L’association Sea Shepherd, créée en 1977, est investie de longue date et de manière active dans la préservation des mammifères marins et la protection des océans. L’association mène ainsi chaque hiver, depuis plusieurs années, des campagnes en mer, dites « Dolphin Bycatch », notamment sur le plateau de Rochebonne, consistant à filmer les remontées des filets de chaluts afin d’alerter l’opinion publique sur le sort des mammifères marins et l’existence des captures liées à l’usage d’engins de pêche non sélective, qui connaissent une certaine audience dans les médias. L’association requérante produit notamment plusieurs factures concernant les frais d’entretien de ses navires lui permettant de mener ses campagnes en mer et la taxe de francisation et de navigation qu’elle acquitte.
Ainsi, eu égard à son objet, à son ancienneté, et à l’importance des actions menées, le tribunal a considéré que la faute commise par l’État en raison du retard pris pour respecter ses obligations, européennes et nationales, en matière de protection des mammifères marins et de contrôle des activités de pêche a porté atteinte aux intérêts collectifs que défend cette association pour la défense des océans et des mammifères marins et lui a causé un préjudice moral certain, direct et personnel, dont elle est fondée à demander réparation pour la période allant de 2014 à 2019. Dans ces conditions, le tribunal a jugé qu’il sera fait une juste appréciation de ce préjudice en lui accordant une indemnité d’un montant de 6 000 euros.

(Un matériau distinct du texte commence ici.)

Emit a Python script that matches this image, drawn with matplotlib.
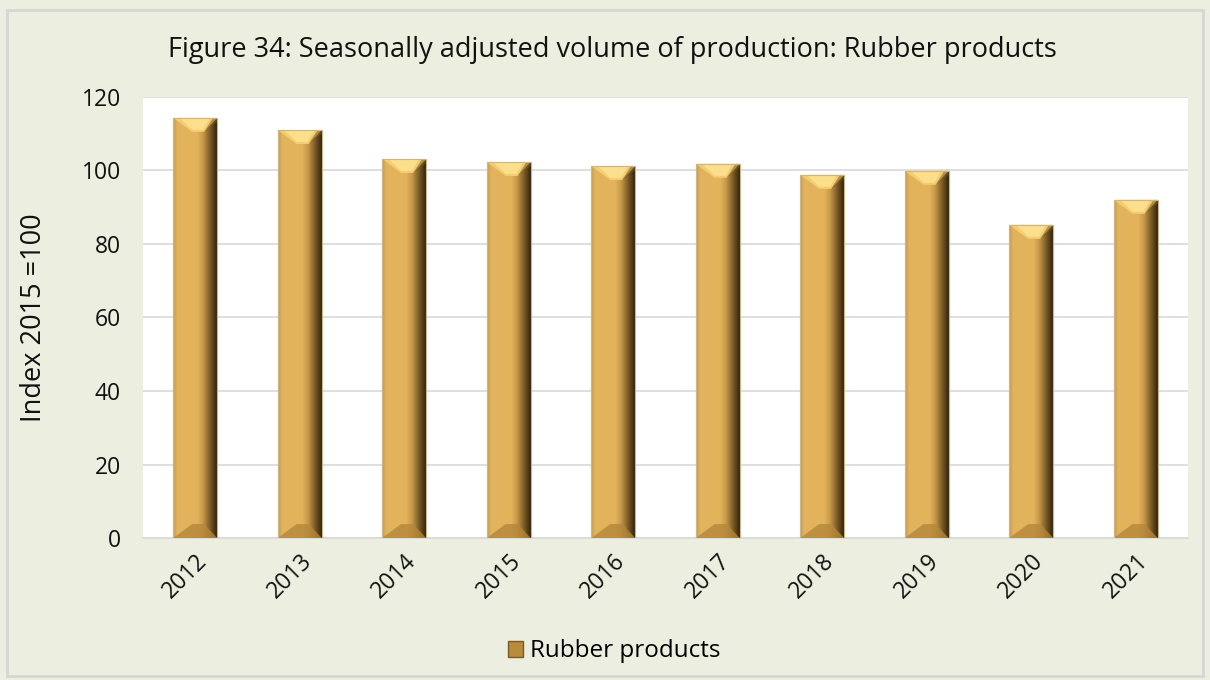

Enfin, le tribunal administratif a refusé de faire droit aux conclusions de l’association Sea Shepherd France tendant à ce qu’il soit notamment enjoint aux autorités françaises d’interdire toute activité de pêche dans la zone « Natura 2000 » située dans le golfe de Gascogne, car il a estimé que les mesures récemment prises par l’État, en application du nouveau règlement européen du 20 juin 2019, sont de nature à pallier les effets du comportement fautif dénoncé par l’association.